(Given problem): Reproduce the full listing below unchanged, apart from the pictures.

(Data segment):
---*---

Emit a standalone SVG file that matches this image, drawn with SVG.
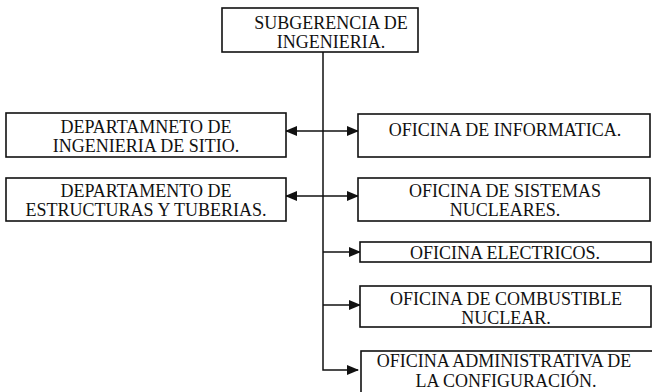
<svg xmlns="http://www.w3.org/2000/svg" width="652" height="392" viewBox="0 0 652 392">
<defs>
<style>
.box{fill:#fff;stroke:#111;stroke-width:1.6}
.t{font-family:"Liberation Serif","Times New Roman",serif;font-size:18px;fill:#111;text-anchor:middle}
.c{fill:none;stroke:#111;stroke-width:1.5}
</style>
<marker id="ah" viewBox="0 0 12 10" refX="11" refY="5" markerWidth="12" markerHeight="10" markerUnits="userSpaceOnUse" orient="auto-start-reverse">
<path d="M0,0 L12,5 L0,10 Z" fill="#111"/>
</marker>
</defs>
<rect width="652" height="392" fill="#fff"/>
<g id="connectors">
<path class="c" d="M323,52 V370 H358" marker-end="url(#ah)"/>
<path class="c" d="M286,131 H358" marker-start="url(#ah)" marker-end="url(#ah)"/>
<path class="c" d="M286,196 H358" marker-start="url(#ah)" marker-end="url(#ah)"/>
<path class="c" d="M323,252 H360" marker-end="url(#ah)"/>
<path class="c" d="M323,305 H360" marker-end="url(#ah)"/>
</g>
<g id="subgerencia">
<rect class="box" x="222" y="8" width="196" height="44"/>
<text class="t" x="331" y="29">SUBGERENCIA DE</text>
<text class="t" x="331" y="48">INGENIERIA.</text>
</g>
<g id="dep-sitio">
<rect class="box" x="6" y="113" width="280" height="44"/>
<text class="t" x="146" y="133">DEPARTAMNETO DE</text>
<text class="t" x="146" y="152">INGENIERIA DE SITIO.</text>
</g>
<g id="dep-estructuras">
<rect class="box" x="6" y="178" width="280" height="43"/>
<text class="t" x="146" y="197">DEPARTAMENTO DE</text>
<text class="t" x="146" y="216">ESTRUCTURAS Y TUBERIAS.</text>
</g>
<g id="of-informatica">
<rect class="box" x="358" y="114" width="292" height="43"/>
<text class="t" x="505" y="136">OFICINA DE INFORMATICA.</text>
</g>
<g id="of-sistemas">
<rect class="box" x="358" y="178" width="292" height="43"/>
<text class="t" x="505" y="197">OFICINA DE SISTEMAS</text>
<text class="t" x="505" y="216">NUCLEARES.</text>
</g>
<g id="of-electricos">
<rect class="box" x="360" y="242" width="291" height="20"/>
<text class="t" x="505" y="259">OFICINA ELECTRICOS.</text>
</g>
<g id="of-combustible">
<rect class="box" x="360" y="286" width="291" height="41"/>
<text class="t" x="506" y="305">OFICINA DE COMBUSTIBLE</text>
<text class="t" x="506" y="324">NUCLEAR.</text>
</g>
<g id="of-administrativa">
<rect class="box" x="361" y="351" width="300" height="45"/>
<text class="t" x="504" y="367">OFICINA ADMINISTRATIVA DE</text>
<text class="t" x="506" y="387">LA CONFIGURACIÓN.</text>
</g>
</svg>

---*---

(Complete answer):
Emit a standalone SVG file that matches this image, drawn with SVG.
<svg xmlns="http://www.w3.org/2000/svg" width="652" height="392" viewBox="0 0 652 392">
<defs>
<style>
.box{fill:#fff;stroke:#111;stroke-width:1.6}
.t{font-family:"Liberation Serif","Times New Roman",serif;font-size:18px;fill:#111;text-anchor:middle}
.c{fill:none;stroke:#111;stroke-width:1.5}
</style>
<marker id="ah" viewBox="0 0 12 10" refX="11" refY="5" markerWidth="12" markerHeight="10" markerUnits="userSpaceOnUse" orient="auto-start-reverse">
<path d="M0,0 L12,5 L0,10 Z" fill="#111"/>
</marker>
</defs>
<rect width="652" height="392" fill="#fff"/>
<g id="connectors">
<path class="c" d="M323,52 V370 H358" marker-end="url(#ah)"/>
<path class="c" d="M286,131 H358" marker-start="url(#ah)" marker-end="url(#ah)"/>
<path class="c" d="M286,196 H358" marker-start="url(#ah)" marker-end="url(#ah)"/>
<path class="c" d="M323,252 H360" marker-end="url(#ah)"/>
<path class="c" d="M323,305 H360" marker-end="url(#ah)"/>
</g>
<g id="subgerencia">
<rect class="box" x="222" y="8" width="196" height="44"/>
<text class="t" x="331" y="29">SUBGERENCIA DE</text>
<text class="t" x="331" y="48">INGENIERIA.</text>
</g>
<g id="dep-sitio">
<rect class="box" x="6" y="113" width="280" height="44"/>
<text class="t" x="146" y="133">DEPARTAMNETO DE</text>
<text class="t" x="146" y="152">INGENIERIA DE SITIO.</text>
</g>
<g id="dep-estructuras">
<rect class="box" x="6" y="178" width="280" height="43"/>
<text class="t" x="146" y="197">DEPARTAMENTO DE</text>
<text class="t" x="146" y="216">ESTRUCTURAS Y TUBERIAS.</text>
</g>
<g id="of-informatica">
<rect class="box" x="358" y="114" width="292" height="43"/>
<text class="t" x="505" y="136">OFICINA DE INFORMATICA.</text>
</g>
<g id="of-sistemas">
<rect class="box" x="358" y="178" width="292" height="43"/>
<text class="t" x="505" y="197">OFICINA DE SISTEMAS</text>
<text class="t" x="505" y="216">NUCLEARES.</text>
</g>
<g id="of-electricos">
<rect class="box" x="360" y="242" width="291" height="20"/>
<text class="t" x="505" y="259">OFICINA ELECTRICOS.</text>
</g>
<g id="of-combustible">
<rect class="box" x="360" y="286" width="291" height="41"/>
<text class="t" x="506" y="305">OFICINA DE COMBUSTIBLE</text>
<text class="t" x="506" y="324">NUCLEAR.</text>
</g>
<g id="of-administrativa">
<rect class="box" x="361" y="351" width="300" height="45"/>
<text class="t" x="504" y="367">OFICINA ADMINISTRATIVA DE</text>
<text class="t" x="506" y="387">LA CONFIGURACIÓN.</text>
</g>
</svg>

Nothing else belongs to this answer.